PROMPT
Print the entries below word for word; the pictures stay out of your copy.

DATA EXCERPTS

-*-*-

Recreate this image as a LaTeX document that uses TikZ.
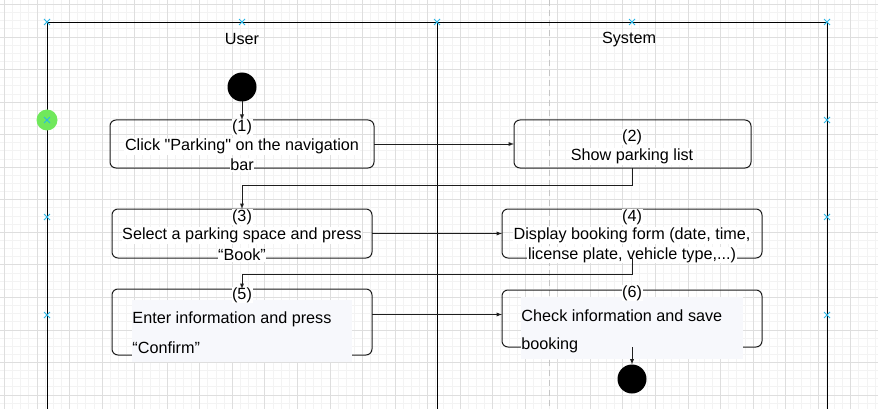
\documentclass[tikz,border=0pt]{standalone}
\usepackage{fontspec}
\setmainfont{Liberation Sans}[Ligatures=TeXOff]
\usetikzlibrary{arrows}

\definecolor{gridmin}{RGB}{243,243,243}
\definecolor{gridmaj}{RGB}{222,222,222}
\definecolor{xcyan}{RGB}{41,182,230}
\definecolor{lime}{RGB}{112,232,92}
\definecolor{lightbg}{RGB}{247,248,252}
\definecolor{edge}{RGB}{30,30,30}

\tikzset{
	box/.style={draw=edge, line width=1pt, rounded corners=6pt, inner sep=0pt, outer sep=0pt},
	txt/.style={fill=white, inner sep=0.6pt},
	lane/.style={draw=black, line width=0.9pt},
	dot/.style={circle, fill=black, minimum size=29pt, inner sep=0pt, outer sep=0pt}
}

\begin{document}
\begin{tikzpicture}[x=1pt,y=-1pt,>=latex,line width=0.9pt,every node/.style={font=\fontsize{16.2}{19}\selectfont}]
			\useasboundingbox (0,0) rectangle (878,409);

			% grid
			\foreach \i in {0,...,108}
			\draw[color=gridmin,line width=0.6pt] (4.3+\i*8.1375-8.1375,0) -- ++(0,409);
			\foreach \i in {0,...,51}
			\draw[color=gridmin,line width=0.6pt] (0,4.3+\i*8.1375-8.1375) -- ++(878,0);
			\foreach \i in {0,...,26}
			\draw[color=gridmaj,line width=0.6pt] (4.3+\i*32.55,0) -- ++(0,409);
			\foreach \i in {0,...,12}
			\draw[color=gridmaj,line width=0.6pt] (0,4.3+\i*32.55) -- ++(878,0);
			\draw[color=gray!45,line width=0.8pt,dash pattern=on 6pt off 4pt] (549,0) -- (549,409);

			% lanes
			\draw[lane] (47,409) -- (47,22) -- (827,22) -- (827,409);
			\draw[lane] (437,22) -- (437,409);
			\node (u) at (242,39) {User};
			\node (sy) at (629,40) {System};

			\node[dot] (0) at (242,87) {};
			\node[dot] (7) at (632,379) {};

			\node[box, minimum width=264pt, minimum height=48pt] (1) at (242,144) {};
			\node[box, minimum width=237pt, minimum height=48pt] (2) at (632.5,144) {};
			\node[box, minimum width=260pt, minimum height=49pt] (3) at (242,233.5) {};
			\node[box, minimum width=260pt, minimum height=49pt] (4) at (632,233.5) {};
			\node[box, minimum width=260pt, minimum height=66pt] (5) at (242,322) {};
			\node[box, minimum width=260pt, minimum height=57pt] (6) at (632,318.5) {};

			\fill[color=lightbg] (132,300) rectangle (352,362);
			\fill[color=lightbg] (521,297) rectangle (743,359);

			\node[txt] (1a) at (242,127) {(1)};
			\node[txt] (1b) at (242,146.5) {Click "Parking" on the navigation};
			\node[txt] (1c) at (242,165) {bar};

			\node[txt] (2a) at (632,137) {(2)};
			\node[txt] (2b) at (632,156.5) {Show parking list};

			\node[txt] (3a) at (242,217) {(3)};
			\node[txt] (3b) at (242,235.5) {Select a parking space and press};
			\node[txt] (3c) at (242,255) {“Book”};

			\node[txt] (4a) at (632,217) {(4)};
			\node[txt] (4b) at (632,235.5) {Display booking form (date, time,};
			\node[txt] (4c) at (632,255) {license plate, vehicle type,...)};

			\node[txt] (5a) at (242,295) {(5)};
			\node[anchor=west,inner sep=0pt] (5b) at (132,319) {Enter information and press};
			\node[anchor=west,inner sep=0pt] (5c) at (132,348) {“Confirm”};

			\node[txt] (6a) at (632,293) {(6)};
			\node[anchor=west,inner sep=0pt] (6b) at (521,316) {Check information and save};
			\node[anchor=west,inner sep=0pt] (6c) at (521,345) {booking};

			\draw[->,color=edge] (0) -- (1);
			\draw[->,color=edge] (1) -- (2);
			\draw[->,color=edge] (2.south) -- ++(0,17) -| (3.north);
			\draw[->,color=edge] (3) -- (4);
			\draw[->,color=edge] (4.south) -- ++(0,16) -| (5.north);
			\draw[->,color=edge] ([yshift=4pt]6.west -| 5.east) -- ([yshift=4pt]6.west);
			\draw[->,color=edge] (6.south) -- (7);

			% editor marks
			\fill[color=lime] (47,120) circle (10.5);
			\foreach \p in {(47,22),(242,22),(437,22),(632,22),(827,22),(47,120),(827,120),(47,217),(827,217),(47,315),(827,315)}
			\draw[color=xcyan,line width=0.8pt] \p +(-3,-3) -- +(3,3) \p +(-3,3) -- +(3,-3);
		\end{tikzpicture}
\end{document}
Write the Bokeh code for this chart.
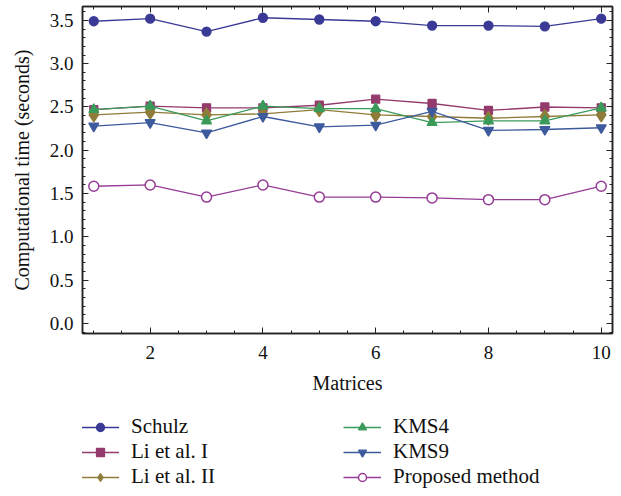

-*-*-

EXPECTED ANSWER
Recreate this image as a LaTeX document that uses TikZ.
\documentclass[tikz,border=0pt]{standalone}
\usepackage{fontspec}
\setmainfont{Liberation Sans}[Ligatures=TeXOff]
\usetikzlibrary{arrows}

\definecolor{gridmin}{RGB}{243,243,243}
\definecolor{gridmaj}{RGB}{222,222,222}
\definecolor{xcyan}{RGB}{41,182,230}
\definecolor{lime}{RGB}{112,232,92}
\definecolor{lightbg}{RGB}{247,248,252}
\definecolor{edge}{RGB}{30,30,30}

\tikzset{
	box/.style={draw=edge, line width=1pt, rounded corners=6pt, inner sep=0pt, outer sep=0pt},
	txt/.style={fill=white, inner sep=0.6pt},
	lane/.style={draw=black, line width=0.9pt},
	dot/.style={circle, fill=black, minimum size=29pt, inner sep=0pt, outer sep=0pt}
}

\begin{document}
\begin{tikzpicture}[x=1pt,y=-1pt,>=latex,line width=0.9pt,every node/.style={font=\fontsize{16.2}{19}\selectfont}]
			\useasboundingbox (0,0) rectangle (878,409);

			% grid
			\foreach \i in {0,...,108}
			\draw[color=gridmin,line width=0.6pt] (4.3+\i*8.1375-8.1375,0) -- ++(0,409);
			\foreach \i in {0,...,51}
			\draw[color=gridmin,line width=0.6pt] (0,4.3+\i*8.1375-8.1375) -- ++(878,0);
			\foreach \i in {0,...,26}
			\draw[color=gridmaj,line width=0.6pt] (4.3+\i*32.55,0) -- ++(0,409);
			\foreach \i in {0,...,12}
			\draw[color=gridmaj,line width=0.6pt] (0,4.3+\i*32.55) -- ++(878,0);
			\draw[color=gray!45,line width=0.8pt,dash pattern=on 6pt off 4pt] (549,0) -- (549,409);

			% lanes
			\draw[lane] (47,409) -- (47,22) -- (827,22) -- (827,409);
			\draw[lane] (437,22) -- (437,409);
			\node (u) at (242,39) {User};
			\node (sy) at (629,40) {System};

			\node[dot] (0) at (242,87) {};
			\node[dot] (7) at (632,379) {};

			\node[box, minimum width=264pt, minimum height=48pt] (1) at (242,144) {};
			\node[box, minimum width=237pt, minimum height=48pt] (2) at (632.5,144) {};
			\node[box, minimum width=260pt, minimum height=49pt] (3) at (242,233.5) {};
			\node[box, minimum width=260pt, minimum height=49pt] (4) at (632,233.5) {};
			\node[box, minimum width=260pt, minimum height=66pt] (5) at (242,322) {};
			\node[box, minimum width=260pt, minimum height=57pt] (6) at (632,318.5) {};

			\fill[color=lightbg] (132,300) rectangle (352,362);
			\fill[color=lightbg] (521,297) rectangle (743,359);

			\node[txt] (1a) at (242,127) {(1)};
			\node[txt] (1b) at (242,146.5) {Click "Parking" on the navigation};
			\node[txt] (1c) at (242,165) {bar};

			\node[txt] (2a) at (632,137) {(2)};
			\node[txt] (2b) at (632,156.5) {Show parking list};

			\node[txt] (3a) at (242,217) {(3)};
			\node[txt] (3b) at (242,235.5) {Select a parking space and press};
			\node[txt] (3c) at (242,255) {“Book”};

			\node[txt] (4a) at (632,217) {(4)};
			\node[txt] (4b) at (632,235.5) {Display booking form (date, time,};
			\node[txt] (4c) at (632,255) {license plate, vehicle type,...)};

			\node[txt] (5a) at (242,295) {(5)};
			\node[anchor=west,inner sep=0pt] (5b) at (132,319) {Enter information and press};
			\node[anchor=west,inner sep=0pt] (5c) at (132,348) {“Confirm”};

			\node[txt] (6a) at (632,293) {(6)};
			\node[anchor=west,inner sep=0pt] (6b) at (521,316) {Check information and save};
			\node[anchor=west,inner sep=0pt] (6c) at (521,345) {booking};

			\draw[->,color=edge] (0) -- (1);
			\draw[->,color=edge] (1) -- (2);
			\draw[->,color=edge] (2.south) -- ++(0,17) -| (3.north);
			\draw[->,color=edge] (3) -- (4);
			\draw[->,color=edge] (4.south) -- ++(0,16) -| (5.north);
			\draw[->,color=edge] ([yshift=4pt]6.west -| 5.east) -- ([yshift=4pt]6.west);
			\draw[->,color=edge] (6.south) -- (7);

			% editor marks
			\fill[color=lime] (47,120) circle (10.5);
			\foreach \p in {(47,22),(242,22),(437,22),(632,22),(827,22),(47,120),(827,120),(47,217),(827,217),(47,315),(827,315)}
			\draw[color=xcyan,line width=0.8pt] \p +(-3,-3) -- +(3,3) \p +(-3,3) -- +(3,-3);
		\end{tikzpicture}
\end{document}
Write the Bokeh code for this chart.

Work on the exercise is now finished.